DATASET EXCERPT |

──────────

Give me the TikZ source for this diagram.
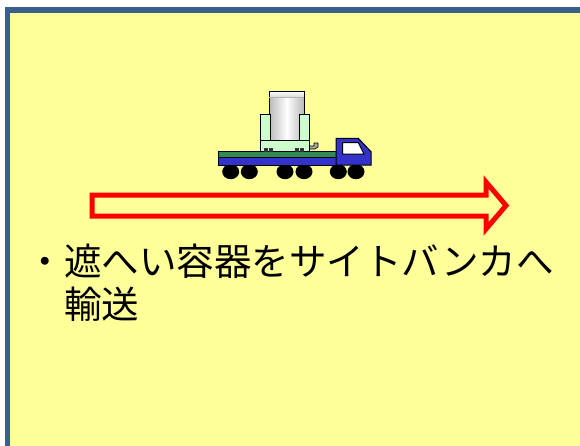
\documentclass[tikz,border=0pt]{standalone}
\usepackage{fontspec}
\newfontfamily\jpfont{Noto Sans CJK JP}
\definecolor{panel}{HTML}{FFFF99}
\definecolor{frameblue}{HTML}{3A5F8C}
\definecolor{truckblue}{HTML}{3333CC}
\definecolor{deckgreen}{HTML}{2E8B57}
\definecolor{cradle}{HTML}{CCFFCC}
\tikzset{
  outline/.style={draw=black, line width=1pt, line join=miter},
  label/.style={font=\jpfont\fontsize{37.5}{43}\selectfont, inner sep=0pt, text=black},
}
\begin{document}
\begin{tikzpicture}[x=1pt, y=-1pt]
  \useasboundingbox (0,0) rectangle (580,445);
  \fill[white] (0,0) rectangle (580,445);
  % panel with its frame, running off the right and bottom edges
  \begin{scope}
    \clip (0,0) rectangle (580,445);
    \draw[frameblue, line width=5.5pt, fill=panel] (7.5,10) rectangle (620,480);
  \end{scope}

  % wheels
  \foreach \cx in {230.7, 249.3, 285, 304, 338.3, 356}
    \fill (\cx,171.7) ellipse [x radius=8.5, y radius=7.5];

  % flatbed deck
  \fill[truckblue] (218.3,151.7) rectangle (336.7,165);
  \fill[deckgreen] (218.3,151.7) rectangle (336.7,157.3);
  \draw[outline] (218.3,157.3) -- (336.7,157.3);
  \draw[outline] (218.3,151.7) rectangle (336.7,165);

  % cab
  \draw[outline, fill=truckblue] (336,165) -- (336,138.3) -- (358.3,138.3)
       -- (371,151.7) -- (371,165) -- cycle;
  \draw[outline, fill=white] (342.7,142.7) -- (358.3,142.7) -- (364,154)
       -- (342.7,154) -- cycle;

  % coupling hook
  \draw[black, line width=0.6pt, fill=gray!70] (309.5,146) -- (314,146) -- (314,143)
       -- (318,143) -- (318,147) -- (315,149) -- (309.5,149) -- cycle;

  % cask cylinder
  \shade[left color=gray!55, right color=gray!55, middle color=white]
       (269.3,92) rectangle (304,140);
  \shade[top color=white, bottom color=gray!30] (269.3,91) rectangle (304,97);
  \draw[black, line width=0.8pt] (269.3,140) -- (269.3,91) -- (304,91) -- (304,140);
  \draw[gray!60, line width=0.6pt] (269.3,97) -- (304,97);

  % cradle
  \draw[outline, fill=cradle] (260.7,140) rectangle (309.3,151.7);
  \draw[outline, fill=cradle] (260.7,114) rectangle (270.7,140);
  \draw[outline, fill=cradle] (299,114) rectangle (309.3,140);
  \foreach \sx in {264, 269, 295, 300}
    \fill[black!80] (\sx,148) rectangle ++(4.3,3.7);

  % transfer arrow
  \draw[red, line width=5pt, line join=miter, miter limit=10]
    (92,195) -- (486,195) -- (486,182) -- (506,205.5) -- (486,229)
    -- (486,216) -- (92,216) -- cycle;

  % caption
  \node[label, anchor=base] (dot) at (45,275) {・};
  \node[label, anchor=base west] (line1) at (64,275) {遮へい容器をサイトバンカへ};
  \node[label, anchor=base west] (line2) at (64,318) {輸送};
\end{tikzpicture}
\end{document}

──────────

SET PROBLEM | Everything from the first line to the line with "-- (318,143) -- (318,147)" must be repeated exactly, and nothing else. Leave the pictures out.

COMPLETED TASK |
Give me the TikZ source for this diagram.
\documentclass[tikz,border=0pt]{standalone}
\usepackage{fontspec}
\newfontfamily\jpfont{Noto Sans CJK JP}
\definecolor{panel}{HTML}{FFFF99}
\definecolor{frameblue}{HTML}{3A5F8C}
\definecolor{truckblue}{HTML}{3333CC}
\definecolor{deckgreen}{HTML}{2E8B57}
\definecolor{cradle}{HTML}{CCFFCC}
\tikzset{
  outline/.style={draw=black, line width=1pt, line join=miter},
  label/.style={font=\jpfont\fontsize{37.5}{43}\selectfont, inner sep=0pt, text=black},
}
\begin{document}
\begin{tikzpicture}[x=1pt, y=-1pt]
  \useasboundingbox (0,0) rectangle (580,445);
  \fill[white] (0,0) rectangle (580,445);
  % panel with its frame, running off the right and bottom edges
  \begin{scope}
    \clip (0,0) rectangle (580,445);
    \draw[frameblue, line width=5.5pt, fill=panel] (7.5,10) rectangle (620,480);
  \end{scope}

  % wheels
  \foreach \cx in {230.7, 249.3, 285, 304, 338.3, 356}
    \fill (\cx,171.7) ellipse [x radius=8.5, y radius=7.5];

  % flatbed deck
  \fill[truckblue] (218.3,151.7) rectangle (336.7,165);
  \fill[deckgreen] (218.3,151.7) rectangle (336.7,157.3);
  \draw[outline] (218.3,157.3) -- (336.7,157.3);
  \draw[outline] (218.3,151.7) rectangle (336.7,165);

  % cab
  \draw[outline, fill=truckblue] (336,165) -- (336,138.3) -- (358.3,138.3)
       -- (371,151.7) -- (371,165) -- cycle;
  \draw[outline, fill=white] (342.7,142.7) -- (358.3,142.7) -- (364,154)
       -- (342.7,154) -- cycle;

  % coupling hook
  \draw[black, line width=0.6pt, fill=gray!70] (309.5,146) -- (314,146) -- (314,143)
       -- (318,143) -- (318,147) -- (315,149) -- (309.5,149) -- cycle;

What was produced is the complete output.